Task
Copy out each line exactly; pictures stay out of the copy.

· · · ·

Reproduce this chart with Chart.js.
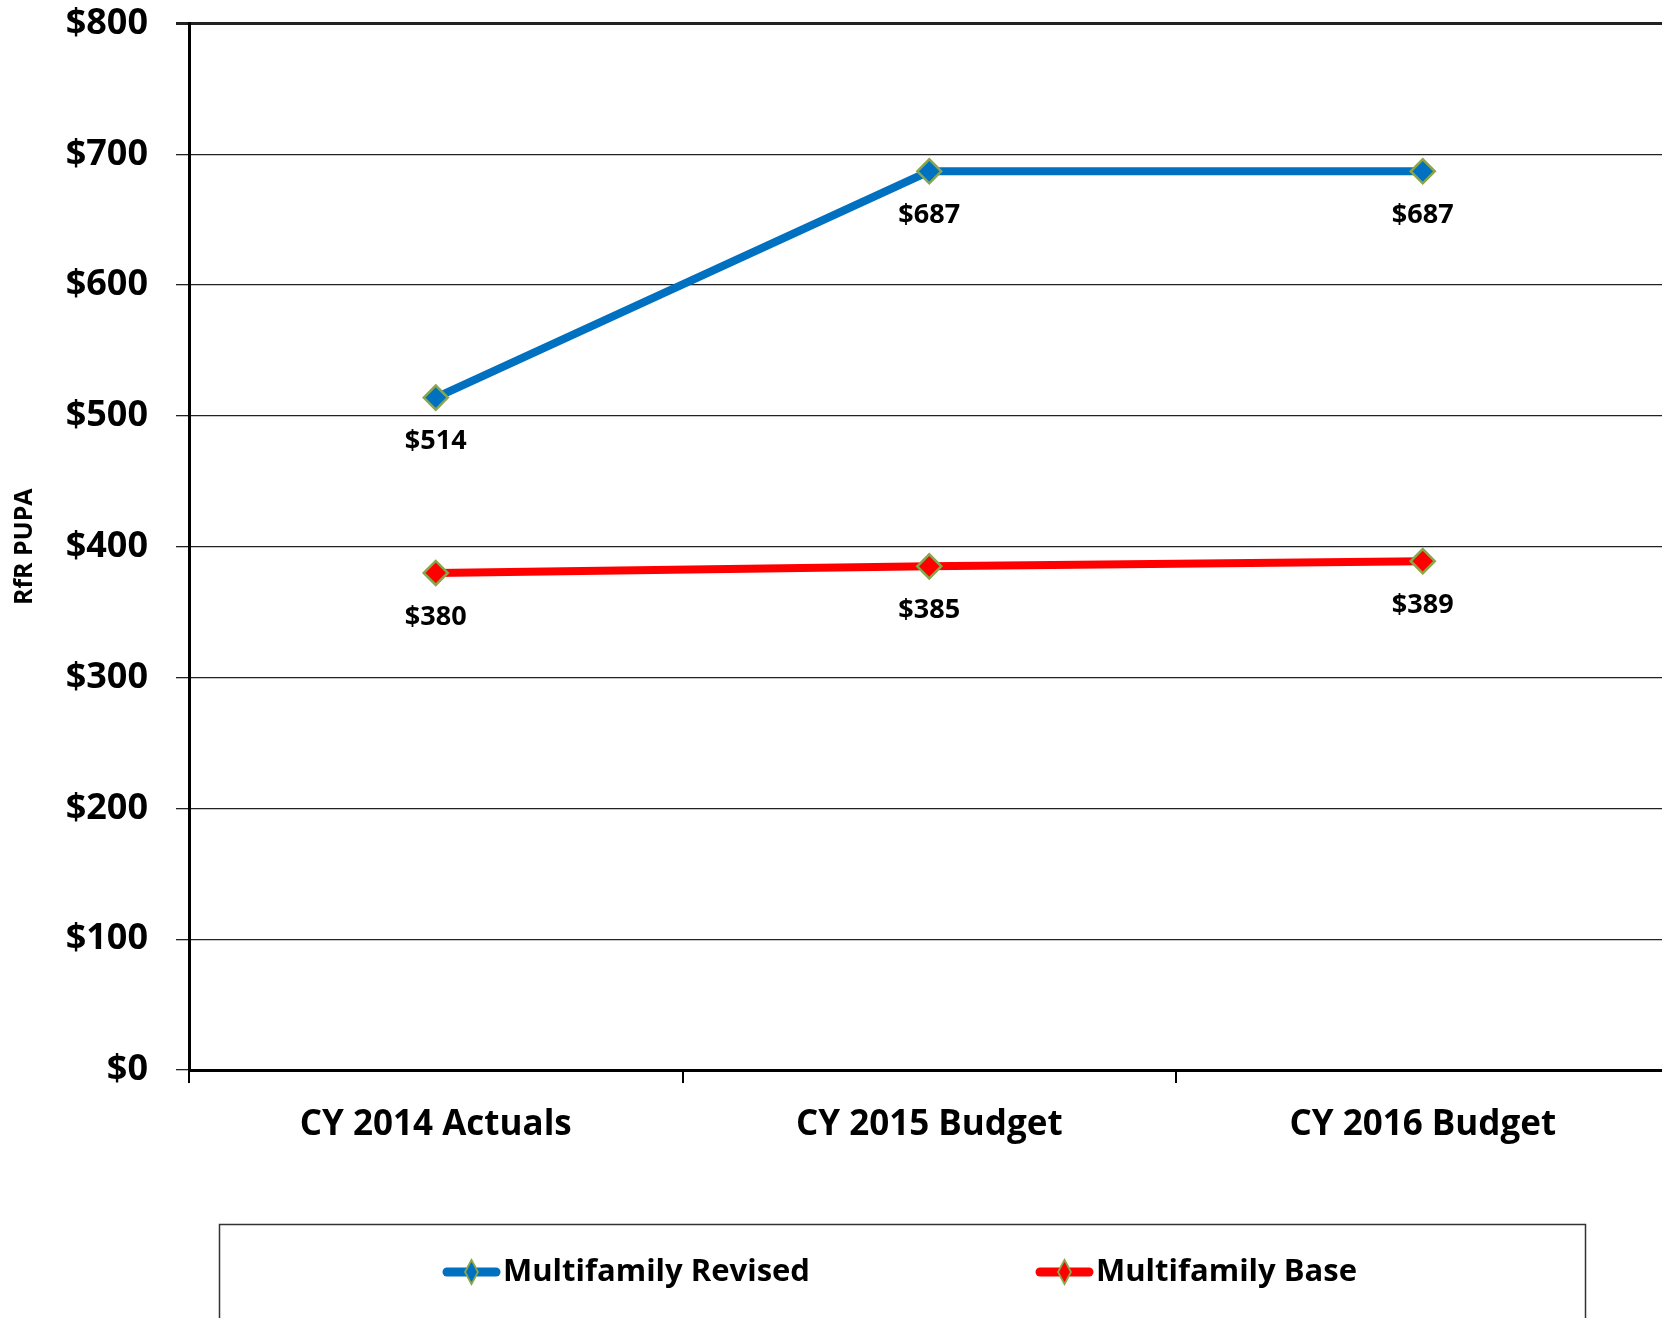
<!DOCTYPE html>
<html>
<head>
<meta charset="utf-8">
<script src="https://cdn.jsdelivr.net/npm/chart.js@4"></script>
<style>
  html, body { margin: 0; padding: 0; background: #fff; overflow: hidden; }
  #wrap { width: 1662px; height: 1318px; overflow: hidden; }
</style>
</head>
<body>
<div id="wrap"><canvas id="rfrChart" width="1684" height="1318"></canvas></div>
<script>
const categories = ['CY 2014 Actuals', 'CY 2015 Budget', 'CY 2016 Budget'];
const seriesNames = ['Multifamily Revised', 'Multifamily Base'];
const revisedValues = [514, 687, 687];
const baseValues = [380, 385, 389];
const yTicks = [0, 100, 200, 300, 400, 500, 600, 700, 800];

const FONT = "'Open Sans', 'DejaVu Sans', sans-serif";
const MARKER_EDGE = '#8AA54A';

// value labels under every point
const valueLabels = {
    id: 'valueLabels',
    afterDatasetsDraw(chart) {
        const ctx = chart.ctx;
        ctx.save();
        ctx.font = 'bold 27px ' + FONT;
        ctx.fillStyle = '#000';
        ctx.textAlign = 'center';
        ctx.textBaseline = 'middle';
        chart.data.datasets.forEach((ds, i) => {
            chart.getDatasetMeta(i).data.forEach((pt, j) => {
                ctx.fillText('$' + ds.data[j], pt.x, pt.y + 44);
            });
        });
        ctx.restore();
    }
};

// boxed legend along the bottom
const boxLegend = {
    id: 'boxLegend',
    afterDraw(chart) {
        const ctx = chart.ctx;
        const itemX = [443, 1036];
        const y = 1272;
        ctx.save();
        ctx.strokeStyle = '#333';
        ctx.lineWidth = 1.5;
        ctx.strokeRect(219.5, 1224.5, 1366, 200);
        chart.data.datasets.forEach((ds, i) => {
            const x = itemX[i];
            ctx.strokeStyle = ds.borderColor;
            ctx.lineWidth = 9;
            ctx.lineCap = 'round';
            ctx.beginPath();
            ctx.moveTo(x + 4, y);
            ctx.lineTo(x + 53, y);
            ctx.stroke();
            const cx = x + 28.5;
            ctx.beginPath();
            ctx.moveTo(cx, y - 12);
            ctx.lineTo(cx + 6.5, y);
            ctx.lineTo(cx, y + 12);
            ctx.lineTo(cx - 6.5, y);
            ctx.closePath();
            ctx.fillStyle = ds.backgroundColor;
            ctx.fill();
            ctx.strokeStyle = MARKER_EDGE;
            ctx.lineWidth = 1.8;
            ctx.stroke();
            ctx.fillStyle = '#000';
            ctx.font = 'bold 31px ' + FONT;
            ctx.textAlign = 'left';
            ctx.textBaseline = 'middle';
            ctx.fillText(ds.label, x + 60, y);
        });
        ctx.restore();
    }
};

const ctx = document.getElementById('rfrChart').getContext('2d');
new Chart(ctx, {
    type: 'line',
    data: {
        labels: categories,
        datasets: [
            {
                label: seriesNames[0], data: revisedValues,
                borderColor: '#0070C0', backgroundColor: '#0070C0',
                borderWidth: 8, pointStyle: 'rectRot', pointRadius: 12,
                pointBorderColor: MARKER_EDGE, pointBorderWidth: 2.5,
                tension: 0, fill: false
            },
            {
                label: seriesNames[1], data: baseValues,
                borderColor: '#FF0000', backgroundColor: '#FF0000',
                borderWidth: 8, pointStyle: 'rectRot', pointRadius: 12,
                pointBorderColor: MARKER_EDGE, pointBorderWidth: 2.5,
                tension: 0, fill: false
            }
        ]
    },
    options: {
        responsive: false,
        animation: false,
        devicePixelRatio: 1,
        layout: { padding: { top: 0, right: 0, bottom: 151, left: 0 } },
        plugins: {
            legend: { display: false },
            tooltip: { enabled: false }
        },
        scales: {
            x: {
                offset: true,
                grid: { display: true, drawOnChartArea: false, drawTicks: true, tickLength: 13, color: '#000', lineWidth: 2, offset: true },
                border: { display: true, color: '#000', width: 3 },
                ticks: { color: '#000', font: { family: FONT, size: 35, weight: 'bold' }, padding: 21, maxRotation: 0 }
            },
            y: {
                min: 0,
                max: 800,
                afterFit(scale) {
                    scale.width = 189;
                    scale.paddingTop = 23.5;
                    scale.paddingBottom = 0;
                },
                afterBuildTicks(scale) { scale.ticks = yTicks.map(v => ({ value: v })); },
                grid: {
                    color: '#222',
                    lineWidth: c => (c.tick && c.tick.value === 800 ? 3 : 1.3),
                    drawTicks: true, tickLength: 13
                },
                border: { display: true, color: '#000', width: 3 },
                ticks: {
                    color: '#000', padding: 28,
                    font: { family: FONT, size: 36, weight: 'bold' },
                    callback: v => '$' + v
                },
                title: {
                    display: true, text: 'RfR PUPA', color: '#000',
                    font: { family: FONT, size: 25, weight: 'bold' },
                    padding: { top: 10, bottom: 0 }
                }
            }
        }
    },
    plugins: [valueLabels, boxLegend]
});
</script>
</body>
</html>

· · · ·

Full solution
Reproduce this chart with Chart.js.
<!DOCTYPE html>
<html>
<head>
<meta charset="utf-8">
<script src="https://cdn.jsdelivr.net/npm/chart.js@4"></script>
<style>
  html, body { margin: 0; padding: 0; background: #fff; overflow: hidden; }
  #wrap { width: 1662px; height: 1318px; overflow: hidden; }
</style>
</head>
<body>
<div id="wrap"><canvas id="rfrChart" width="1684" height="1318"></canvas></div>
<script>
const categories = ['CY 2014 Actuals', 'CY 2015 Budget', 'CY 2016 Budget'];
const seriesNames = ['Multifamily Revised', 'Multifamily Base'];
const revisedValues = [514, 687, 687];
const baseValues = [380, 385, 389];
const yTicks = [0, 100, 200, 300, 400, 500, 600, 700, 800];

const FONT = "'Open Sans', 'DejaVu Sans', sans-serif";
const MARKER_EDGE = '#8AA54A';

// value labels under every point
const valueLabels = {
    id: 'valueLabels',
    afterDatasetsDraw(chart) {
        const ctx = chart.ctx;
        ctx.save();
        ctx.font = 'bold 27px ' + FONT;
        ctx.fillStyle = '#000';
        ctx.textAlign = 'center';
        ctx.textBaseline = 'middle';
        chart.data.datasets.forEach((ds, i) => {
            chart.getDatasetMeta(i).data.forEach((pt, j) => {
                ctx.fillText('$' + ds.data[j], pt.x, pt.y + 44);
            });
        });
        ctx.restore();
    }
};

// boxed legend along the bottom
const boxLegend = {
    id: 'boxLegend',
    afterDraw(chart) {
        const ctx = chart.ctx;
        const itemX = [443, 1036];
        const y = 1272;
        ctx.save();
        ctx.strokeStyle = '#333';
        ctx.lineWidth = 1.5;
        ctx.strokeRect(219.5, 1224.5, 1366, 200);
        chart.data.datasets.forEach((ds, i) => {
            const x = itemX[i];
            ctx.strokeStyle = ds.borderColor;
            ctx.lineWidth = 9;
            ctx.lineCap = 'round';
            ctx.beginPath();
            ctx.moveTo(x + 4, y);
            ctx.lineTo(x + 53, y);
            ctx.stroke();
            const cx = x + 28.5;
            ctx.beginPath();
            ctx.moveTo(cx, y - 12);
            ctx.lineTo(cx + 6.5, y);
            ctx.lineTo(cx, y + 12);
            ctx.lineTo(cx - 6.5, y);
            ctx.closePath();
            ctx.fillStyle = ds.backgroundColor;
            ctx.fill();
            ctx.strokeStyle = MARKER_EDGE;
            ctx.lineWidth = 1.8;
            ctx.stroke();
            ctx.fillStyle = '#000';
            ctx.font = 'bold 31px ' + FONT;
            ctx.textAlign = 'left';
            ctx.textBaseline = 'middle';
            ctx.fillText(ds.label, x + 60, y);
        });
        ctx.restore();
    }
};

const ctx = document.getElementById('rfrChart').getContext('2d');
new Chart(ctx, {
    type: 'line',
    data: {
        labels: categories,
        datasets: [
            {
                label: seriesNames[0], data: revisedValues,
                borderColor: '#0070C0', backgroundColor: '#0070C0',
                borderWidth: 8, pointStyle: 'rectRot', pointRadius: 12,
                pointBorderColor: MARKER_EDGE, pointBorderWidth: 2.5,
                tension: 0, fill: false
            },
            {
                label: seriesNames[1], data: baseValues,
                borderColor: '#FF0000', backgroundColor: '#FF0000',
                borderWidth: 8, pointStyle: 'rectRot', pointRadius: 12,
                pointBorderColor: MARKER_EDGE, pointBorderWidth: 2.5,
                tension: 0, fill: false
            }
        ]
    },
    options: {
        responsive: false,
        animation: false,
        devicePixelRatio: 1,
        layout: { padding: { top: 0, right: 0, bottom: 151, left: 0 } },
        plugins: {
            legend: { display: false },
            tooltip: { enabled: false }
        },
        scales: {
            x: {
                offset: true,
                grid: { display: true, drawOnChartArea: false, drawTicks: true, tickLength: 13, color: '#000', lineWidth: 2, offset: true },
                border: { display: true, color: '#000', width: 3 },
                ticks: { color: '#000', font: { family: FONT, size: 35, weight: 'bold' }, padding: 21, maxRotation: 0 }
            },
            y: {
                min: 0,
                max: 800,
                afterFit(scale) {
                    scale.width = 189;
                    scale.paddingTop = 23.5;
                    scale.paddingBottom = 0;
                },
                afterBuildTicks(scale) { scale.ticks = yTicks.map(v => ({ value: v })); },
                grid: {
                    color: '#222',
                    lineWidth: c => (c.tick && c.tick.value === 800 ? 3 : 1.3),
                    drawTicks: true, tickLength: 13
                },
                border: { display: true, color: '#000', width: 3 },
                ticks: {
                    color: '#000', padding: 28,
                    font: { family: FONT, size: 36, weight: 'bold' },
                    callback: v => '$' + v
                },
                title: {
                    display: true, text: 'RfR PUPA', color: '#000',
                    font: { family: FONT, size: 25, weight: 'bold' },
                    padding: { top: 10, bottom: 0 }
                }
            }
        }
    },
    plugins: [valueLabels, boxLegend]
});
</script>
</body>
</html>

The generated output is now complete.